Nova Scotia Power Inc. c. Canada, [2004] 3 R.C.S. 53, 2004 CSC 51
Nova Scotia Power Inc. Appelante
c.
Sa Majesté la Reine Intimée
Répertorié : Nova Scotia Power Inc. c. Canada
Référence neutre : 2004 CSC 51.
No du greffe : 29649.
Audition et jugement : 11 juin 2004.
Motifs déposés : 16 juillet 2004.
Présents : La juge en chef McLachlin et les juges Major, Binnie, LeBel et Deschamps.
en appel de la cour d’appel fédérale
POURVOI contre un arrêt de la Cour d’appel fédérale, [2003] 2 C.T.C. 180, 2003 D.T.C. 5090, 299 N.R. 374, [2003] A.C.F. no 79 (QL), 2003 CAF 33, qui a infirmé une décision de la Cour canadienne de l’impôt, [2002] 1 C.T.C. 2276, 2002 D.T.C. 1432, [2002] A.C.I. no 53 (QL). Pourvoi rejeté.
Warren J. A. Mitchell, c.r., et Douglas H. Mathew, pour l’appelante.

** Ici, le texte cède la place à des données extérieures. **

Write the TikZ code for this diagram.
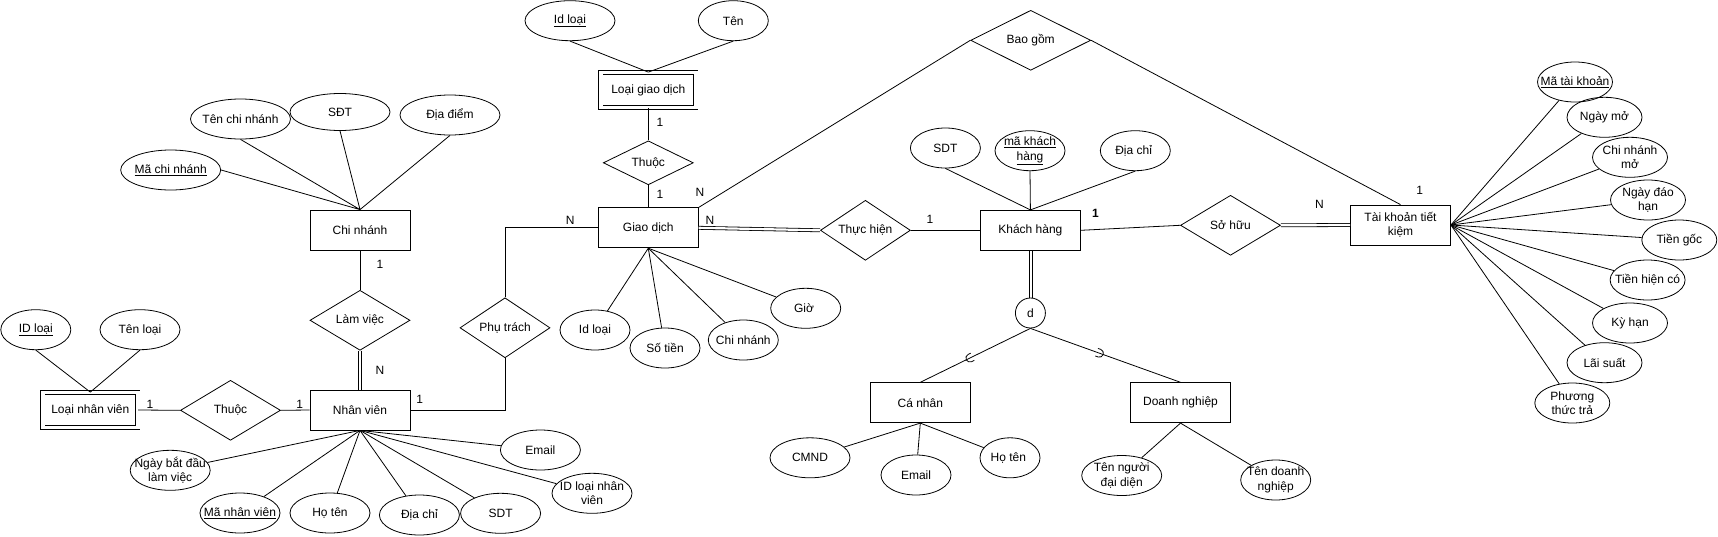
\documentclass[tikz,border=0pt]{standalone}
\usepackage{fontspec}
\setmainfont{Liberation Sans}
\usetikzlibrary{shapes.geometric}
\tikzset{
  subsetmark/.pic={\draw(3pt,4pt)--(0pt,4pt)arc[start angle=90,end angle=270,radius=4pt]--(3pt,-4pt);}
}

\begin{document}
\begin{tikzpicture}[x=1pt,y=-1pt,line width=0.8pt,
    every node/.style={font=\fontsize{12}{14.5}\selectfont},
    entity/.style={draw,minimum width=100pt,minimum height=40pt,align=center,inner sep=1pt},
    weak/.style={entity,double,double distance=3.4pt,minimum width=95pt,minimum height=35pt},
    attr/.style={draw,ellipse,align=center,inner xsep=-12pt,inner ysep=-6pt,minimum width=#1,minimum height=40pt},
    attr/.default=80pt,
    rel/.style={draw,diamond,aspect=1.5,inner sep=0pt,minimum width=#1,minimum height=60pt},
    rel/.default=100pt,
    dbl/.style={double,double distance=2.2pt},
    card/.style={inner sep=0pt}]
  \useasboundingbox(0,0)rectangle(1718,536);

  \node[entity](cn)at(360,230){Chi nhánh};
  \node[rel](lv)at(360,320.3){Làm việc};
  \node[entity](nv)at(360,410){Nhân viên};
  \node[rel](th1)at(230.5,410.3){Thuộc};
  \node[weak](lnv)at(90.3,410){Loại nhân viên};
  \node[rel=90pt](pt)at(505,327.8){Phụ trách};
  \node[entity](gd)at(648.3,227.8){Giao dịch};
  \node[rel=90pt,minimum height=44pt](th2)at(648.3,162.8){Thuộc};
  \node[weak](lgd)at(648.3,90){Loại giao dịch};
  \node[rel=90pt](th3)at(865.4,230.3){Thực hiện};
  \node[entity](kh)at(1030.4,230.3){Khách hàng};
  \node[rel](sh)at(1230.5,225.3){Sở hữu};
  \node[entity](tk)at(1400.5,225){Tài khoản tiết\\kiệm};
  \node[rel=120pt](bg)at(1030.7,40.3){Bao gồm};
  \node[draw,circle,minimum size=30pt,inner sep=0pt](dj)at(1030.4,313){d};
  \node[entity](ca)at(920.3,402.7){Cá nhân};
  \node[entity](dn)at(1180.5,402.7){Doanh nghiệp};
  \draw([xshift=-1.5pt]kh.south)--([xshift=-1.5pt]dj.north) ([xshift=1.5pt]kh.south)--([xshift=1.5pt]dj.north);

  \node[attr=100pt](cnMa)at(170.7,170){\underline{Mã chi nhánh}};
  \node[attr=100pt](cnTen)at(240.5,119){Tên chi nhánh};
  \node[attr=100pt,minimum height=37pt](cnSdt)at(340,112){SĐT};
  \node[attr=100pt](cnDd)at(450,115){Địa điểm};
  \draw(cnMa.east)--(cn.north) (cnTen.south)--(cn.north) (cnSdt.south)--(cn.north) (cnDd.south)--(cn.north);

  \node[attr=70pt](lnvId)at(35.8,329.7){\underline{ID loại}};
  \node[attr](lnvTen)at(140,329.7){Tên loại};
  \draw(lnvId.south)--(lnv.north) (lnvTen.south)--(lnv.north);

  \node[attr=90pt](lgdId)at(570,20.7){\underline{Id loại}};
  \node[attr=70pt](lgdTen)at(733.3,20.7){Tên};
  \draw(lgdId.south)--(lgd.north) (lgdTen.south)--(lgd.north);

  \foreach \n/\x/\y/\t in {
    Ngay/170.2/470.3/Ngày bắt đầu\\làm việc,
    Ma/240/513/\underline{Mã nhân viên},
    Ho/330/513/Họ tên,
    Dc/419.4/515/Địa chỉ,
    Sdt/500.6/513.3/SDT,
    Email/540.4/450/Email,
    Idl/592/493.3/ID loại nhân\\viên
  }{
    \node[attr](nv\n)at(\x,\y){\t};
    \draw(nv.south)--(nv\n);
  }
  \foreach \n/\x/\y/\t in {
    Id/595/330/Id loại,
    Tien/665/348/Số tiền,
    Cn/743.3/340/Chi nhánh,
    Gio/805.7/308.3/Giờ
  }{
    \node[attr=70pt](gd\n)at(\x,\y){\t};
    \draw(gd.south)--(gd\n);
  }
  \foreach \n/\x/\y/\t in {
    Sdt/945.4/148/SDT,
    Ma/1030/150.7/\underline{mã khách}\\\underline{hàng},
    Dc/1135.3/150.7/Địa chỉ
  }{
    \node[attr=70pt](kh\n)at(\x,\y){\t};
    \draw(kh\n.south)--(kh.north);
  }
  \foreach \n/\x/\y/\w/\t in {
    Cmnd/810/457.8/80pt/CMND,
    Email/916/475/70pt/Email,
    Ho/1010/457.8/60pt/Họ tên
  }{
    \node[attr=\w](ca\n)at(\x,\y){\t};
    \draw(ca.south)--(ca\n);
  }
  \foreach \n/\x/\y/\w/\t in {
    Nguoi/1121.7/475.5/80pt/Tên người\\đại diện,
    Ten/1275.7/480/70pt/Tên doanh\\nghiệp
  }{
    \node[attr=\w](dn\n)at(\x,\y){\t};
    \draw(dn.south)--(dn\n);
  }
  \foreach \n/\x/\y/\t in {
    Ma/1575/82/\underline{Mã tài khoản},
    Ngay/1604.5/117.3/Ngày mở,
    Cn/1630/157.3/Chi nhánh\\mở,
    Dh/1648/200/Ngày đáo\\hạn,
    Goc/1679.3/240/Tiền gốc,
    Hc/1647.6/280/Tiền hiện có,
    Ky/1630/323/Kỳ hạn,
    Lai/1604.5/362.7/Lãi suất,
    Pt/1572.3/403/Phương\\thức trả
  }{
    \node[attr=75pt](tk\n)at(\x,\y){\t};
    \draw(tk.east)--(tk\n);
  }

  \draw(cn.south)--(lv.north);
  \draw[dbl](lv.south)--(nv.north);
  \draw(lnv.east)--(th1.west) (th1.east)--(nv.west);
  \draw(nv.east)-|(pt.south) (pt.north)|-(gd.west);
  \draw(lgd.south)--(th2.north) (th2.south)--(gd.north);
  \draw[dbl](gd.east)--(th3.west);
  \draw(th3.east)--(kh.west);
  \draw(kh.east)--(sh.west);
  \draw[dbl](sh.east)--(tk.west);
  \draw(bg.west)--(gd.north east) (bg.east)--(tk.north);
  \draw(ca.north)--pic[pos=.45,sloped,allow upside down]{subsetmark}(dj.south);
  \draw(dn.north)--pic[pos=.54,sloped,allow upside down]{subsetmark}(dj.south);

  \node[card](lbCn)at(380,264){1};
  \node[card](lbNv)at(380,370){N};
  \node[card](lbLnv)at(150,404){1};
  \node[card](lbTh)at(299.6,404){1};
  \node[card](lbPt)at(419.8,399.3){1};
  \node[card](lbPg)at(570.2,220){N};
  \node[card](lbLgd)at(660,122.7){1};
  \node[card](lbGd)at(660,194.3){1};
  \node[card](lbBg)at(700,192.7){N};
  \node[card](lbTh3)at(710,220){N};
  \node[card](lbKh)at(930,219.3){1};
  \node[card,font=\fontsize{12}{14.5}\selectfont\bfseries](lbSh)at(1095.5,213.3){1};
  \node[card](lbTk)at(1319.5,204.3){N};
  \node[card](lbBt)at(1419.8,190){1};
\end{tikzpicture}
\end{document}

Urszula Kaczmarczyk et Michael J. Lema, pour l’intimée.
Version française du jugement de la Cour rendu par
1 Le juge Major — Le refus de déductions fiscales est à l’origine du présent litige. Or, comme l’a souligné avec justesse l’avocat de l’appelante, Me Mitchell, le litige porte maintenant sur le statut de mandataire de l’État. Ainsi, la déductibilité fiscale n’est pas l’objet du présent pourvoi.
2 La question est de savoir si la Nova Scotia Power Corporation (« NSPC »), constituée par la Nouvelle‑Écosse, était un mandataire de la province et bénéficiait de ce fait de l’immunité prévue à l’art. 17 de la Loi d’interprétation, L.R.C. 1985, ch. I-21, à l’égard de l’application des lois.
3 La Cour d’appel fédérale a conclu que les dispositions de la loi provinciale désignant expressément la NSPC mandataire de la province réglaient la question. Nous partageons cet avis et rejetons le pourvoi avec dépens.
I. Faits
4 La présente affaire a commencé par un renvoi à la Cour canadienne de l’impôt. Les parties se sont fondées sur l’exposé conjoint des faits reproduit dans les décisions des tribunaux inférieurs. Voici le résumé des faits importants.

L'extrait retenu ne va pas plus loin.